Rapid liver enlargement and hepatic failure secondary to radiographic occult tumor invasion: two case reports and review of the literature
1 Department of Medicine, Division of Hematology/Oncology, University of Florida, 2033 Mowry Rd, Office 294, Gainesville, FL, 32611, USA
2 Department of Radiology, College of Medicine, University of Florida, PO Box 100374, Gainesville, FL, 32610-0374, USA
3 Department of Pathology, Immunology and Laboratory Medicine, University of Florida, Box 100275, Gainesville, FL, 32610-0275, USA
Journal of Medical Case Reports 2012, 6:402 doi:10.1186/1752-1947-6-402Published: 26 November 2012
Unfamiliarity with certain clinical presentations, as illustrated in these cases, can lead to delayed diagnoses that in turn cause increased morbidity, prolonged hospitalization, and the need for autopsy.
In Case 1, a 63-year-old Caucasian woman presented with hepatic enlargement and insufficiency which progressed and resulted in her death over a period of less than 2 weeks. The patient underwent a detailed workup included magnetic resonance imaging and computed tomography scan of her liver, which did not reveal the source of her liver enlargement. Due to her progressive liver enlargement and insufficiency, she developed a life-threatening esophageal variceal bleeding during her hospital stay which further delayed the attainment of her diagnosis. She finally underwent a videoscopic laparotomy and liver biopsy which revealed complete replacement and filling in of the liver sinuous with Indian filing lobular breast cancer. The patient died shortly after her diagnosis and before she could be discharged.
In Case 2, a 68-year-old Caucasian woman with non-small-cell lung cancer was admitted to our Oncology in-patient service with a presentation of rapid hepatic insufficiency and severe liver enlargement. Like the patient in Case 1, during her hospitalization, this patient underwent a thorough radiographic evaluation, including computed tomography and magnetic resonance imaging, to identify the source of her symptoms. Radiographic imaging showed only hepatomegaly and no discrete focal lesions. As the multiple imaging studies over a period of a week did not reveal a clear cause for her symptoms, she finally underwent an interventional radiology core biopsy which showed complete replacement of her liver with non-small-cell lung cancer. Her condition rapidly progressed due to continued liver enlargement and she died due to frank liver failure before her diagnosis was affirmed and she could be discharged.

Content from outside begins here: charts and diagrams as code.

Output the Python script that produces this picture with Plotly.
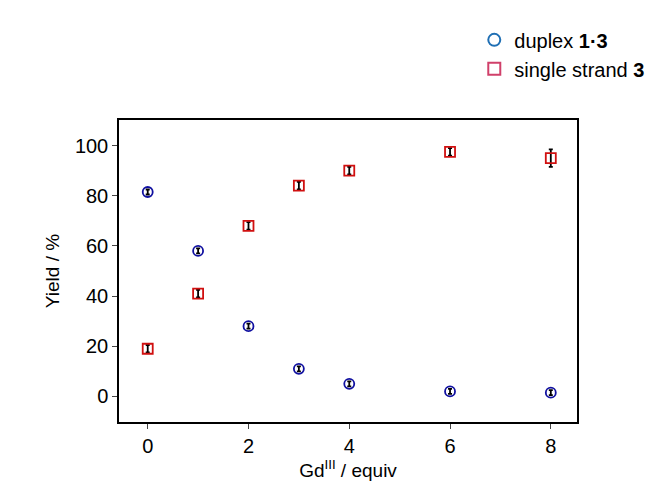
import plotly.graph_objects as go

x = [0, 1, 2, 3, 4, 6, 8]
duplex = [81.5, 58, 28, 11, 5, 2, 1.5]
duplex_err = [1, 1, 1, 1, 1, 1, 1]
single = [19, 41, 68, 84, 90, 97.5, 95]
single_err = [1.5, 1.5, 1.5, 1.5, 1.5, 1.5, 3.5]

fig = go.Figure()
fig.add_trace(go.Scatter(x=x, y=single, mode="markers", showlegend=False,
    marker=dict(symbol="square-open", size=10, color="#d01010", line=dict(width=1.8)),
    error_y=dict(type="data", array=single_err, color="black", thickness=1.8, width=2)))
fig.add_trace(go.Scatter(x=x, y=duplex, mode="markers", showlegend=False,
    marker=dict(symbol="circle-open", size=10, color="#1010a0", line=dict(width=1.8)),
    error_y=dict(type="data", array=duplex_err, color="black", thickness=1.8, width=2)))
fig.add_trace(go.Scatter(x=[None], y=[None], mode="markers", name="duplex <b>1·3</b>",
    marker=dict(symbol="circle-open", size=16, color="#1f6fb4", line=dict(width=3))))
fig.add_trace(go.Scatter(x=[None], y=[None], mode="markers", name="single strand <b>3</b>",
    marker=dict(symbol="square-open", size=16, color="#d0406a", line=dict(width=3))))

fig.update_layout(
    width=662, height=485, plot_bgcolor="white", paper_bgcolor="white",
    font=dict(family="Liberation Sans, Arial", size=20, color="black"),
    margin=dict(l=111, r=93, t=105, b=71),
    legend=dict(x=1.16, y=1.33, xanchor="right", yanchor="top", font=dict(size=20),
                itemsizing="constant", tracegroupgap=0),
)
fig.update_xaxes(range=[-0.57, 8.52], tickvals=[0, 2, 4, 6, 8], ticks="outside", ticklen=5,
    showline=True, linecolor="black", linewidth=1.5, mirror=True, showgrid=False, zeroline=False,
    title=dict(text="Gd<sup>III</sup> / equiv", standoff=8, font=dict(size=19)))
fig.update_yaxes(range=[-10.2, 110.2], tickvals=[0, 20, 40, 60, 80, 100], ticks="outside", ticklen=5,
    showline=True, linecolor="black", linewidth=1.5, mirror=True, showgrid=False, zeroline=False,
    title=dict(text="Yield / %", standoff=10, font=dict(size=19)))
fig.write_html("out.html")
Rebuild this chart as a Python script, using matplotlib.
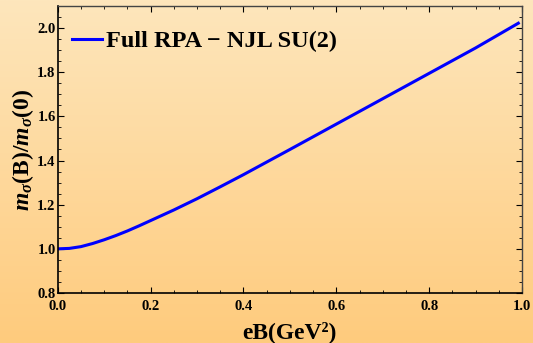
import numpy as np
import matplotlib
matplotlib.use('Agg')
import matplotlib.pyplot as plt
from matplotlib.ticker import MultipleLocator

# data
eB = [0.0, 0.025, 0.05, 0.075, 0.1, 0.125, 0.15, 0.175, 0.2, 0.25, 0.3, 0.35,
      0.4, 0.45, 0.5, 0.6, 0.7, 0.8, 0.9, 0.992]
ratio = [1.0, 1.002, 1.01, 1.024, 1.041, 1.06, 1.081, 1.104, 1.128, 1.176, 1.227, 1.281,
         1.336, 1.393, 1.45, 1.565, 1.68, 1.795, 1.91, 2.022]
legend_label = 'Full RPA \u2212 NJL SU(2)'

plt.rcParams['font.family'] = 'Liberation Serif'
plt.rcParams['font.weight'] = 'bold'
plt.rcParams['mathtext.fontset'] = 'custom'
plt.rcParams['mathtext.rm'] = 'Liberation Serif:bold'
plt.rcParams['mathtext.it'] = 'Liberation Serif:italic:bold'
plt.rcParams['mathtext.bf'] = 'Liberation Serif:bold'

fig = plt.figure(figsize=(5.33, 3.43), dpi=100)

# background gradient over the whole figure
bg = fig.add_axes([0, 0, 1, 1], zorder=-10)
top = np.array([253, 230, 188]) / 255
bot = np.array([255, 203, 125]) / 255
t = np.linspace(0, 1, 256)[:, None]
grad = top[None, :] * (1 - t) + bot[None, :] * t
bg.imshow(grad[:, None, :], aspect='auto', extent=[0, 1, 0, 1])
bg.axis('off')

ax = fig.add_axes([0.1083, 0.1458, 0.8711, 0.8367])
ax.set_facecolor('none')
ax.plot(eB, ratio, color='#0000ff', lw=2.2, label=legend_label)

ax.set_xlim(0, 1.0)
ax.set_ylim(0.8, 2.1)
ax.xaxis.set_major_locator(MultipleLocator(0.2))
ax.xaxis.set_minor_locator(MultipleLocator(0.05))
ax.yaxis.set_major_locator(MultipleLocator(0.2))
ax.yaxis.set_minor_locator(MultipleLocator(0.05))
ax.xaxis.set_major_formatter(plt.FormatStrFormatter('%.1f'))
ax.yaxis.set_major_formatter(plt.FormatStrFormatter('%.1f'))
ax.tick_params(which='both', direction='in', top=True, right=True, labelsize=10.5)
ax.tick_params(axis='x', pad=5)
ax.tick_params(axis='y', pad=1.5)
ax.tick_params(which='major', length=4, width=0.8)
ax.tick_params(which='minor', length=2, width=0.6)
for s in ['left', 'bottom']:
    ax.spines[s].set_linewidth(1.2)
    ax.spines[s].set_color('black')
for s in ['top', 'right']:
    ax.spines[s].set_linewidth(1.0)
    ax.spines[s].set_color('#444444')

ax.set_xlabel('eB(GeV\u00b2)', fontsize=17, fontweight='bold', labelpad=6)
ax.set_ylabel('$m_\\sigma$(B)/$m_\\sigma$(0)', fontsize=17, fontweight='bold', labelpad=1)

ax.legend(loc='upper left', frameon=False, fontsize=17.5, handlelength=1.25,
          handletextpad=0.15, borderaxespad=0.0, bbox_to_anchor=(0.01, 0.95))

fig.savefig('out.png', dpi=100)
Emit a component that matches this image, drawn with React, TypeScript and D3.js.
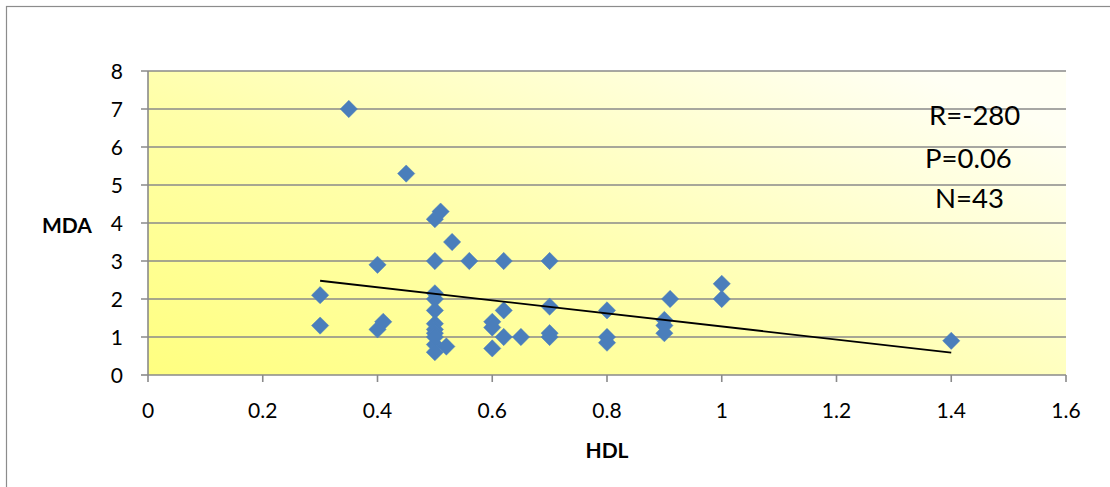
import React from "react";
import * as d3 from "d3";

const hdl = [
  0.3, 0.3, 0.35, 0.4, 0.4, 0.41, 0.45, 0.5, 0.51, 0.53,
  0.5, 0.56, 0.62, 0.7, 0.5, 0.5, 0.5, 0.5, 0.5, 0.5,
  0.5, 0.5, 0.52, 0.5, 0.6, 0.6, 0.62, 0.6, 0.65, 0.62,
  0.7, 0.7, 0.7, 0.8, 0.8, 0.8, 0.91, 0.9, 0.9, 0.9,
  1.0, 1.0, 1.4,
];
const mda = [
  2.1, 1.3, 7.0, 2.9, 1.2, 1.4, 5.3, 4.1, 4.3, 3.5,
  3.0, 3.0, 3.0, 3.0, 2.15, 2.0, 1.7, 1.35, 1.2, 1.1,
  0.8, 0.6, 0.75, 1.0, 1.4, 1.25, 1.0, 0.7, 1.0, 1.7,
  1.8, 1.1, 1.0, 1.7, 1.0, 0.85, 2.0, 1.45, 1.3, 1.1,
  2.4, 2.0, 0.9,
];
const trendX = [0.3, 1.4];
const trendY = [2.48, 0.59];
const xTicks = [0, 0.2, 0.4, 0.6, 0.8, 1, 1.2, 1.4, 1.6];
const yTicks = [0, 1, 2, 3, 4, 5, 6, 7, 8];
const notes = ["R=-280", "P=0.06", "N=43"];

const W = 1110;
const H = 487;
const left = 148;
const right = 1066;
const top = 71;
const bottom = 375;
const font = "Lato, 'Open Sans', 'DejaVu Sans', sans-serif";

export default function App() {
  const x = d3.scaleLinear().domain([0, 1.6]).range([left, right]);
  const y = d3.scaleLinear().domain([0, 8]).range([bottom, top]);
  const diamond = d3.symbol().type(d3.symbolDiamond2).size(190)();
  const line = d3
    .line<number>()
    .x((d) => x(d))
    .y((_, i) => y(trendY[i]));
  const noteX = [929, 925, 935];
  const noteY = [115, 158, 198];

  return (
    <svg
      width={W}
      height={H}
      style={{ position: "absolute", left: 0, top: 0, background: "#fff" }}
    >
      <defs>
        <linearGradient id="bg" x1="0" y1="1" x2="1" y2="0.2">
          <stop offset="0" stopColor="#ffff80" />
          <stop offset="0.45" stopColor="#ffffaa" />
          <stop offset="1" stopColor="#fffff4" />
        </linearGradient>
      </defs>
      <rect x={6.5} y={6.5} width={1300} height={700} fill="#fff" stroke="#8c8c8c" strokeWidth={1.2} />
      <rect x={left} y={top} width={right - left} height={bottom - top} fill="url(#bg)" />
      {yTicks.map((t) => (
        <line
          key={"g" + t}
          x1={left - 7}
          x2={t === 0 ? left : right}
          y1={y(t)}
          y2={y(t)}
          stroke="#8a8a8a"
          strokeWidth={1.6}
        />
      ))}
      <line x1={left} x2={right} y1={bottom} y2={bottom} stroke="#8a8a8a" strokeWidth={1.6} />
      <line x1={left} x2={left} y1={top} y2={bottom} stroke="#8a8a8a" strokeWidth={1.6} />
      {xTicks.map((t) => (
        <line key={"xt" + t} x1={x(t)} x2={x(t)} y1={bottom} y2={bottom + 7} stroke="#8a8a8a" strokeWidth={1.6} />
      ))}
      {yTicks.map((t) => (
        <text
          key={"yl" + t}
          x={123}
          y={y(t)}
          dy="0.36em"
          textAnchor="end"
          fontFamily={font}
          fontSize={21}
          fill="#000"
        >
          {t}
        </text>
      ))}
      {xTicks.map((t) => (
        <text
          key={"xl" + t}
          x={x(t)}
          y={410}
          dy="0.36em"
          textAnchor="middle"
          fontFamily={font}
          fontSize={21}
          fill="#000"
        >
          {String(t)}
        </text>
      ))}
      <text x={42} y={225} dy="0.36em" fontFamily={font} fontSize={21} fontWeight="bold">
        MDA
      </text>
      <text x={(left + right) / 2} y={450} dy="0.36em" textAnchor="middle" fontFamily={font} fontSize={21} fontWeight="bold">
        HDL
      </text>
      {hdl.map((v, i) => (
        <path
          key={"p" + i}
          d={diamond || ""}
          transform={`translate(${x(v)},${y(mda[i])})`}
          fill="#4a7ebb"
          stroke="#4f81bd"
          strokeWidth={0.5}
        />
      ))}
      <path d={line(trendX) || ""} fill="none" stroke="#000" strokeWidth={1.8} />
      {notes.map((n, i) => (
        <text
          key={n}
          x={noteX[i]}
          y={noteY[i]}
          dy="0.36em"
          fontFamily={font}
          fontSize={27.5}
          fill="#000"
        >
          {n}
        </text>
      ))}
    </svg>
  );
}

Both of these cases illustrate the potential difficulties in diagnosing liver-infiltrative malignancy and the need for a high index of clinical suspicion for occult infiltrative malignancy in the liver to determine the appropriate therapeutic intervention, including further treatment of malignancy, palliative care, or determination of candidacy for liver transplantation. Because the diagnosis for the cause of symptoms and hepatomegaly was elucidated only by liver biopsy which occurred much later in their hospital course, both patients died while in the hospital instead of at home or in a hospice. Moreover, these delays in diagnosis and development of morbidities due to the progressing liver failure further prevent any possibility of early initiation of palliative treatment. Initial recognition of this type of presentation can lead to a prompt diagnostic biopsy and diagnosis. Giving the patient a correct diagnosis is one of the fundamental goals of oncology: a goal that, as illustrated in literature review, is not always achieved. Although treatment options in such cases often may be limited, prompt discharge from the hospital and/or admission into a hospice program can potentially afford the patient the best quality of life and help protect the patient’s dignity.